* Aim:
Starting at the first line of the listing below, repeat each line exactly until the line containing "const freqHeight = [3.25, 3.25, 3.25];", which you include. Leave out pictures.

* Input records:
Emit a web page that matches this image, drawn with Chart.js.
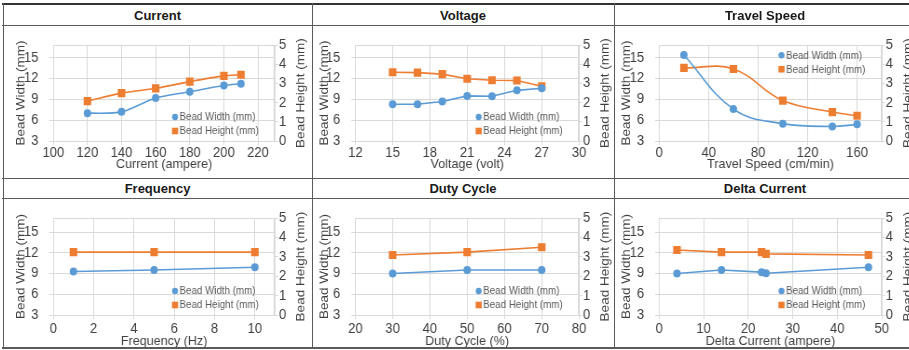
<!DOCTYPE html>
<html>
<head>
<meta charset="utf-8">
<script src="https://cdn.jsdelivr.net/npm/chart.js@4.4.1/dist/chart.umd.min.js"></script>
<style>
  html, body { margin:0; padding:0; background:#fff; overflow:hidden; }
  body { width:909px; height:350px; position:relative; font-family:"Liberation Sans", Arial, sans-serif; }
  .cell { position:absolute; transform-origin:0 0; }
  .hdr { position:absolute; display:flex; align-items:center; justify-content:center; font-weight:bold; font-size:13px; color:#1a1a1a; }
  .ln { position:absolute; background:#5a5a5a; z-index:5; }
</style>
</head>
<body>
<script>
// ---------------- DATA ----------------
const panelTitles = ["Current", "Voltage", "Travel Speed", "Frequency", "Duty Cycle", "Delta Current"];
const xAxisTitles = ["Current (ampere)", "Voltage (volt)", "Travel Speed (cm/min)", "Frequency (Hz)", "Duty Cycle (%)", "Delta Current (ampere)"];
const seriesNames = ["Bead Width (mm)", "Bead Height (mm)"];
const leftAxisTitle = "Bead Width (mm)";
const rightAxisTitle = "Bead Height (mm)";

const currentX = [120, 140, 160, 180, 200, 210];
const currentWidth = [7.0, 7.2, 9.2, 10.1, 11.0, 11.25];
const currentHeight = [2.08, 2.5, 2.75, 3.1, 3.4, 3.46];

const voltageX = [15, 17, 19, 21, 23, 25, 27];
const voltageWidth = [8.3, 8.3, 8.7, 9.5, 9.45, 10.3, 10.6];
const voltageHeight = [3.59, 3.57, 3.49, 3.25, 3.17, 3.16, 2.86];

const speedX = [20, 60, 100, 140, 160];
const speedWidth = [15.4, 7.6, 5.5, 5.1, 5.4];
const speedHeight = [3.82, 3.76, 2.11, 1.51, 1.32];

const freqX = [1, 5, 10];
const freqWidth = [9.3, 9.5, 9.9];
const freqHeight = [3.25, 3.25, 3.25];

const dutyX = [30, 50, 70];
const dutyWidth = [9.0, 9.5, 9.5];
const dutyHeight = [3.1, 3.25, 3.5];

const deltaX = [4, 14, 23, 24, 47];
const deltaWidth = [9.0, 9.5, 9.2, 9.05, 9.9];
const deltaHeight = [3.36, 3.25, 3.25, 3.16, 3.1];

// x-axis ranges [min, max, step]
const xRanges = [[100, 230, 20], [12, 30, 3], [0, 180, 40], [0, 11, 2], [20, 80, 10], [0, 50, 10]];
const leftRange = [3, 15, 3];      // min, last tick, step
const rightRange = [0, 5, 1];

// ---------------- STYLE / LAYOUT ----------------
const S = 0.93;                  // horizontal squeeze of the chart images
const BLUE = "#5B9BD5", ORANGE = "#ED7D31", GRID = "#d9d9d9", TXT = "#404040";
const FONT = "'Liberation Sans', Arial, sans-serif";
const TICK = 14, TITLE = 13.5, LEG = 10.5;
const cols = [{left:3, width:309, plotL:50.3, plotR:37, titleX:17.5},
              {left:312, width:302, plotL:43.2, plotR:35.8, titleX:12},
              {left:614, width:302, plotL:45, plotR:35, titleX:12}];
const rows = [{top:25, height:153, padTop:11, xH:37, xTickPad:0, xTitlePad:6.5, yMax:16.8},
              {top:198, height:150, padTop:10, xH:33, xTickPad:2, xTitlePad:0, yMax:17}];
const panels = [
  {x:currentX, w:currentWidth, h:currentHeight, tension:0.3, legendTop:false},
  {x:voltageX, w:voltageWidth, h:voltageHeight, tension:0, legendTop:false},
  {x:speedX, w:speedWidth, h:speedHeight, tension:0.4, legendTop:true},
  {x:freqX, w:freqWidth, h:freqHeight, tension:0, legendTop:false},
  {x:dutyX, w:dutyWidth, h:dutyHeight, tension:0, legendTop:false},
  {x:deltaX, w:deltaWidth, h:deltaHeight, tension:0, legendTop:false},
];

const extras = {
  id: 'extras',
  beforeDatasetsDraw(chart) {
    const {ctx, chartArea:a} = chart;
    ctx.save();
    ctx.strokeStyle = GRID; ctx.lineWidth = 1;
    ctx.strokeRect(Math.round(a.left)+0.5, Math.round(a.top)+0.5, Math.round(a.right-a.left)-1, Math.round(a.bottom-a.top));
    ctx.restore();
  },
  afterDraw(chart, args, o) {
    const {ctx, chartArea:a} = chart;
    ctx.save();
    // right axis title (reads bottom-to-top)
    ctx.translate(a.right + 26 / S, (a.top + a.bottom) / 2);
    ctx.rotate(-Math.PI / 2);
    ctx.font = TITLE + "px " + FONT; ctx.fillStyle = TXT;
    ctx.textAlign = 'center'; ctx.textBaseline = 'middle';
    ctx.fillText(rightAxisTitle, 0, 0);
    ctx.restore();
    // legend inside plot
    ctx.save();
    chart.data.datasets.forEach((ds, i) => {
      const cy = o.top ? a.top + [10, 24][i] : a.bottom - [24, 10][i];
      const cx = a.right - 100 / S;
      ctx.fillStyle = ds.borderColor;
      if (i === 0) { ctx.beginPath(); ctx.arc(cx, cy, 3.2, 0, Math.PI * 2); ctx.fill(); }
      else { ctx.fillRect(cx - 3.3, cy - 3.3, 6.6, 6.6); }
      ctx.font = LEG + "px " + FONT; ctx.fillStyle = "#595959";
      ctx.textAlign = 'left'; ctx.textBaseline = 'middle';
      ctx.fillText(ds.label, cx + 4.5 / S, cy + 0.5);
    });
    ctx.restore();
  }
};

function stepFilter(min, step) {
  return (scale) => {
    scale.ticks = scale.ticks.filter(t => Math.abs((t.value - min) / step - Math.round((t.value - min) / step)) < 1e-6);
  };
}

panels.forEach((p, idx) => {
  const col = cols[idx % 3], row = rows[Math.floor(idx / 3)];
  // header
  const hd = document.createElement('div');
  hd.className = 'hdr';
  hd.style.left = col.left + 'px'; hd.style.width = col.width + 'px';
  hd.style.top = (idx < 3 ? 5 : 179) + 'px'; hd.style.height = (idx < 3 ? 21 : 19) + 'px';
  hd.textContent = panelTitles[idx];
  document.body.appendChild(hd);
  // chart cell
  const div = document.createElement('div');
  div.className = 'cell';
  div.style.left = col.left + 'px'; div.style.top = row.top + 'px';
  div.style.width = (col.width / S) + 'px'; div.style.height = row.height + 'px';
  div.style.transform = 'scaleX(' + S + ')';
  const cv = document.createElement('canvas');
  div.appendChild(cv);
  document.body.appendChild(div);

  const [xmin, xmax, xstep] = xRanges[idx];
  new Chart(cv, {
    type: 'line',
    data: {
      datasets: [
        { label: seriesNames[0], data: p.x.map((x, i) => ({x, y: p.w[i]})), yAxisID: 'y',
          borderColor: BLUE, backgroundColor: BLUE, pointBackgroundColor: BLUE, pointBorderColor: BLUE,
          pointStyle: 'circle', pointRadius: 3.2, borderWidth: 1.6, tension: p.tension },
        { label: seriesNames[1], data: p.x.map((x, i) => ({x, y: p.h[i]})), yAxisID: 'y1',
          borderColor: ORANGE, backgroundColor: ORANGE, pointBackgroundColor: ORANGE, pointBorderColor: ORANGE,
          pointStyle: 'rect', pointRadius: 4.6, borderWidth: 1.6, tension: p.tension }
      ]
    },
    plugins: [extras],
    options: {
      responsive: true, maintainAspectRatio: false, animation: false,
      layout: { autoPadding: false, padding: { top: row.padTop, left: 0, right: 0, bottom: 0 } },
      plugins: { legend: { display: false }, tooltip: { enabled: false }, extras: { top: p.legendTop } },
      scales: {
        x: {
          type: 'linear', min: xmin, max: xmax,
          ticks: { stepSize: xstep, includeBounds: false, autoSkip: false, maxRotation: 0, padding: row.xTickPad, color: TXT, font: { family: FONT, size: TICK } },
          afterBuildTicks: stepFilter(xmin, xstep),
          afterFit: (s) => { s.height = row.xH; },
          grid: { color: GRID, tickLength: 4 },
          border: { color: GRID },
          title: { display: true, text: xAxisTitles[idx], color: TXT, font: { family: FONT, size: TITLE, lineHeight: 1 },
                   padding: { top: 0, bottom: row.xTitlePad } }
        },
        y: {
          position: 'left', min: leftRange[0], max: row.yMax,
          ticks: { stepSize: leftRange[2], includeBounds: false, autoSkip: false, padding: 11 / S, color: TXT, font: { family: FONT, size: TICK } },
          afterBuildTicks: stepFilter(leftRange[0], leftRange[2]),
          afterFit: (s) => { s.width = col.plotL / S; },
          grid: { color: GRID, tickLength: 4 / S },
          border: { color: GRID },
          title: { display: true, text: leftAxisTitle, color: TXT, font: { family: FONT, size: TITLE, lineHeight: 1 },
                   padding: { top: col.titleX / S - TITLE / 2, bottom: 0 } }
        },
        y1: {
          position: 'right', min: rightRange[0], max: rightRange[1],
          ticks: { stepSize: rightRange[2], autoSkip: false, padding: 1, color: TXT, font: { family: FONT, size: TICK } },
          afterFit: (s) => { s.width = col.plotR / S; },
          grid: { drawOnChartArea: false, color: GRID, tickLength: 3 / S },
          border: { color: GRID }
        }
      }
    }
  });
});

// table lines
function line(l, t, w, h, c) {
  const d = document.createElement('div'); d.className = 'ln';
  d.style.left = l + 'px'; d.style.top = t + 'px'; d.style.width = w + 'px'; d.style.height = h + 'px';
  if (c) d.style.background = c;
  document.body.appendChild(d);
}
line(2, 3, 920, 2, "#333");
line(2, 24.5, 920, 1.5);
line(2, 177.5, 920, 1.5);
line(2, 197.5, 920, 1.5);
line(2, 347, 920, 1.5);
line(2.5, 3, 1.5, 346);
line(311.5, 3, 1.5, 346);
line(613.5, 3, 1.5, 346);
</script>
</body>
</html>
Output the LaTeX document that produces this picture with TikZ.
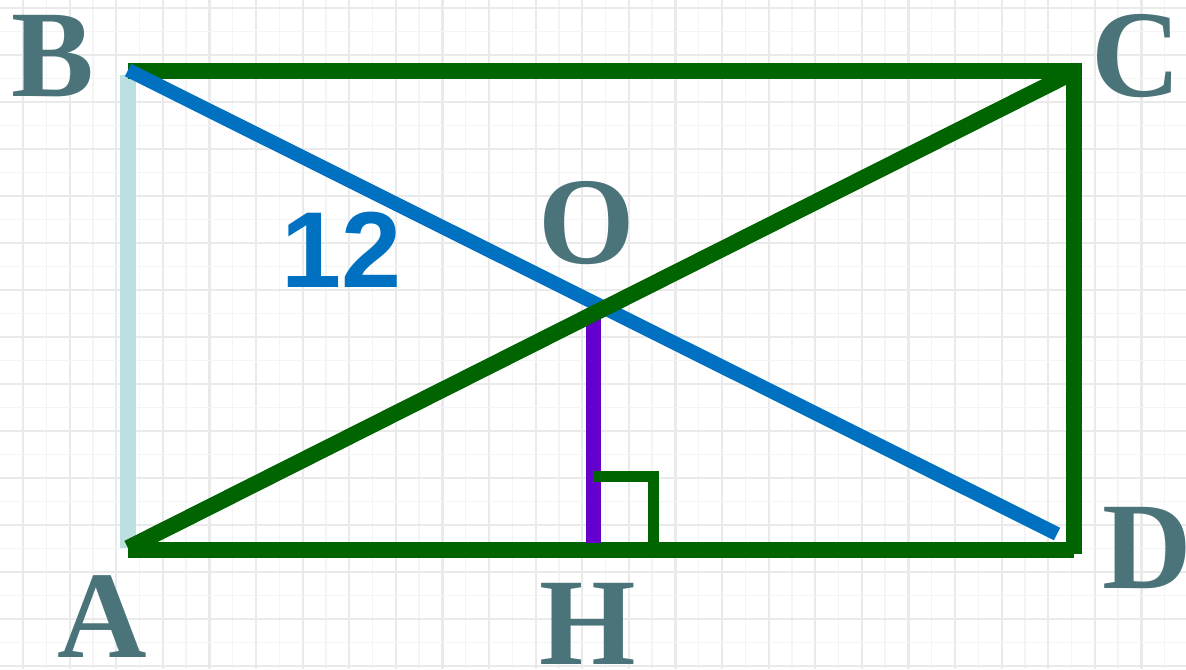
\documentclass[tikz,border=0pt]{standalone}
\usepackage{fontspec}
\usetikzlibrary{calc}
\newfontfamily\lblfont{Liberation Serif}
\newfontfamily\numfont{Liberation Sans}
\definecolor{dgreen}{HTML}{006400}
\definecolor{dblue}{HTML}{0070C0}
\definecolor{lblue}{HTML}{BCE0E2}
\definecolor{dpurple}{HTML}{6600CC}
\definecolor{lblcol}{HTML}{4A7479}
\definecolor{gridmaj}{HTML}{EAEAEA}
\definecolor{gridmin}{HTML}{F4F4F4}
\tikzset{
  lbl/.style={inner sep=0pt, text=lblcol, font=\lblfont\bfseries\fontsize{62}{62}\selectfont},
  numlbl/.style={inner sep=0pt, text=dblue, font=\numfont\bfseries\fontsize{54}{54}\selectfont},
  side/.style={draw=dgreen, line width=8pt, line cap=butt},
}
\begin{document}
\begin{tikzpicture}[x=0.5pt,y=-0.5pt]
\useasboundingbox (0,0) rectangle (1186,669);
\fill[white] (0,0) rectangle (1186,669);
% grid
\foreach \i in {0,...,25} {
  \draw[gridmin, line width=0.7pt] ({23+46.6*\i+23.3},0) -- ({23+46.6*\i+23.3},669);
  \draw[gridmaj, line width=1.1pt] ({23+46.6*\i},0) -- ({23+46.6*\i},669);
}
\foreach \j in {0,...,14} {
  \draw[gridmin, line width=0.7pt] (0,{8+47*\j+23.5}) -- (1186,{8+47*\j+23.5});
  \draw[gridmaj, line width=1.1pt] (0,{8+47*\j}) -- (1186,{8+47*\j});
}
% points
\coordinate (A) at (128,550);
\coordinate (B) at (128,71);
\coordinate (C) at (1074,71);
\coordinate (D) at (1074,550);
\coordinate (O) at (593,308);
\coordinate (H) at (593,543);
\coordinate (Bs) at (128,75);
\coordinate (As) at (128,548);
\coordinate (Ce) at (1082,71);
\coordinate (Ct) at (1074,70);
\coordinate (Db) at (1074,554);
\coordinate (Ac) at (128,548);
\coordinate (Cc) at (1070,74);
\coordinate (Bd) at (128,70);
\coordinate (Dd) at (1057,534);
\coordinate (R1) at (593,476);
\coordinate (R2) at (653.5,476);
\coordinate (R3) at (653.5,545);
% lines
\draw[draw=lblue, line width=8pt] (Bs) -- (As);
\draw[side] (B) -- (Ce);
\draw[side] (Ct) -- (Db);
\draw[side] (A) -- (D);
\draw[draw=dblue, line width=7pt] (Bd) -- (Dd);
\draw[draw=dpurple, line width=7.5pt] (O) -- (H);
\draw[side] (Ac) -- (Cc);
\draw[draw=dgreen, line width=5.5pt] (R1) -- (R2) -- (R3);
% labels
\node[lbl] (lB) at (53,56) {B};
\node[lbl] (lC) at (1136,56) {C};
\node[lbl] (lO) at (587,223) {O};
\node[lbl] (lD) at (1147,548) {D};
\node[lbl] (lA) at (102,617) {A};
\node[lbl] (lH) at (588,624) {H};
\node[numlbl] (l12) at (342,250) {12};
\end{tikzpicture}
\end{document}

* Completed task:
Emit a web page that matches this image, drawn with Chart.js.
<!DOCTYPE html>
<html>
<head>
<meta charset="utf-8">
<script src="https://cdn.jsdelivr.net/npm/chart.js@4.4.1/dist/chart.umd.min.js"></script>
<style>
  html, body { margin:0; padding:0; background:#fff; overflow:hidden; }
  body { width:909px; height:350px; position:relative; font-family:"Liberation Sans", Arial, sans-serif; }
  .cell { position:absolute; transform-origin:0 0; }
  .hdr { position:absolute; display:flex; align-items:center; justify-content:center; font-weight:bold; font-size:13px; color:#1a1a1a; }
  .ln { position:absolute; background:#5a5a5a; z-index:5; }
</style>
</head>
<body>
<script>
// ---------------- DATA ----------------
const panelTitles = ["Current", "Voltage", "Travel Speed", "Frequency", "Duty Cycle", "Delta Current"];
const xAxisTitles = ["Current (ampere)", "Voltage (volt)", "Travel Speed (cm/min)", "Frequency (Hz)", "Duty Cycle (%)", "Delta Current (ampere)"];
const seriesNames = ["Bead Width (mm)", "Bead Height (mm)"];
const leftAxisTitle = "Bead Width (mm)";
const rightAxisTitle = "Bead Height (mm)";

const currentX = [120, 140, 160, 180, 200, 210];
const currentWidth = [7.0, 7.2, 9.2, 10.1, 11.0, 11.25];
const currentHeight = [2.08, 2.5, 2.75, 3.1, 3.4, 3.46];

const voltageX = [15, 17, 19, 21, 23, 25, 27];
const voltageWidth = [8.3, 8.3, 8.7, 9.5, 9.45, 10.3, 10.6];
const voltageHeight = [3.59, 3.57, 3.49, 3.25, 3.17, 3.16, 2.86];

const speedX = [20, 60, 100, 140, 160];
const speedWidth = [15.4, 7.6, 5.5, 5.1, 5.4];
const speedHeight = [3.82, 3.76, 2.11, 1.51, 1.32];

const freqX = [1, 5, 10];
const freqWidth = [9.3, 9.5, 9.9];
const freqHeight = [3.25, 3.25, 3.25];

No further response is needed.